Jeunes et écrans : ouvrez un livre, simplement un (bon) livre, par Abnousse Shalmani
Après l’envolée spectaculaire des tribunes, toutes à peu près proches du degré zéro de la subtilité, où le ressentiment se disputait à la lâcheté, l’ignorance à la pudibonderie, le déni du droit à la haine de l’élite, autour du monstre (sacré ou pas, telle est la question) Depardieu, il ne demeurait qu’un seul refuge : la lecture. Une étude américaine nous apprend que ceux qui lisent vivent plus longtemps et plus heureux. Une autre étude, réalisée par OpinionWay et commandée par la politologue Chloé Morin auprès des 16-24 ans sur les connaissances, fout littéralement les jetons sur l’avenir si le présent continue de se dérouler sur les écrans et hors les livres.
46 % des sondés ne sont pas capables de donner la bonne date de la Révolution française quand ils sont 60 % à ne pas savoir quand est tombé le mur de Berlin ou 77 % à n’avoir aucune idée de la date de l’abolition de la peine de mort. Là où l’étude est plus instructive encore, c’est lorsqu'elle cherche à relier l’ampleur des connaissances au temps passé sur les écrans. En résumé : davantage les élèves lisent de livres (papier) et plus ils connaissent l’histoire. Exemple : "Avez-vous déjà entendu le terme Shoah ?" La réponse est "oui" pour 63 % des jeunes qui ne lisent aucun livre et pour 86 % de ceux qui lisent au moins trois livres par mois. L’écart est significatif.

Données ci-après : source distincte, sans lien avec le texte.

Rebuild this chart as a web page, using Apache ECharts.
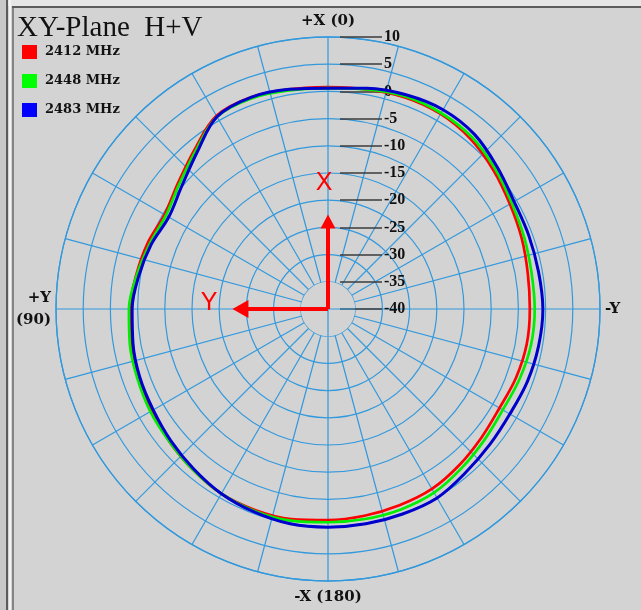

Et quand on découvre que 45 % des jeunes sondés s’informent sur les réseaux sociaux et 8 % seulement dans les journaux (papier ou en ligne), on ne peut retenir une sourde inquiétude. Comment des parents peuvent-ils condamner leurs enfants à la bêtise et aux lacunes en leur fournissant dès leur plus jeune âge le poison des écrans et de l’abrutissement demeure un mystère. Reste à l’école à prohiber les écrans et à initier les élèves à la lecture et au savoir. A mémoriser et à apprendre, à se méfier des réseaux sociaux, à ouvrir un journal pour comprendre l’ambiguïté et les contradictions du présent, et surtout à lire, des essais et des romans, à lire le passé et le présent, pour tenter, un peu, rien qu’un peu, de saisir qu’ils sont beaucoup plus complexes qu’ils ne le pensent et que le monde qui les entoure, et dont ils ne connaissent rien, ne peut se résumer à une certitude militante glanée sur les réseaux sociaux et valorisée par ceux qui voudraient les réduire à n’être qu’une docile opinion à force de flatterie réductrice.
"Lire, lire, lire"
Grâce à mes lectures des dernières semaines, j’ai ri avec grâce et profondeur par la plume d’Anna Cabana et ses portraits des Comédies de la bonne conscience, où Mélenchon et Finkielkraut déjeunent ensemble tandis qu’une chronique de l’auteure pour Elle sur la taille des frites se solde par un courriel délicieusement absurde de la cheffe actualité du journal : "Il me semble que l’angle identitaire de la frite est mal approprié. Pas sûre d’avoir envie d’arbitrer ce qui est français et ce qui ne l’est pas dans mes pages" ; j’ai poursuivi avec le brillant Piège de l’identité de Yascha Mounk dont je ne me lasse pas et qui, en intellectuel pédagogue, échappe à tous les écueils bassement idéologiques pour, certes dénoncer, mais surtout proposer de quoi réformer et espérer en décortiquant les mécanismes à l’œuvre dans le royaume du Wokistan ; j’ai dévoré Samuel Fitoussi et son Woke Fiction qui compulse, avec humour et sérieux, toutes les dérives qui appauvrissent la fiction – donc l’homme – et empêchent absolument l’épanouissement individuel ; j’ai suivi pas à pas et avec gourmandise le William (Shakespeare) de Stéphanie Hochet qui comble par la force de l’imaginaire les sept "années perdues" du dramaturge dont nous ne savons rien avant son apparition sur la scène londonienne, tout en se racontant avec une pudeur bouleversante, tressant une littérature riche et intense qui m’émerveille à chaque roman : "Lire, lire, lire. Résister au monde des autres, ceux que je n’ai pas choisis, en plongeant dans le monde plus ouvert de la littérature. […] Comment sait-on qu’on s’est sauvé ? Que la partie tendre et forte au fond de soi, ce qui est soi, seulement soi, est préservée ?"
Oui, comment ? En se mesurant à d’autres vies que les nôtres, en acceptant de se défaire de ce qui a été imposé par l’environnement premier, en ouvrant un livre. Simplement un (bon) livre.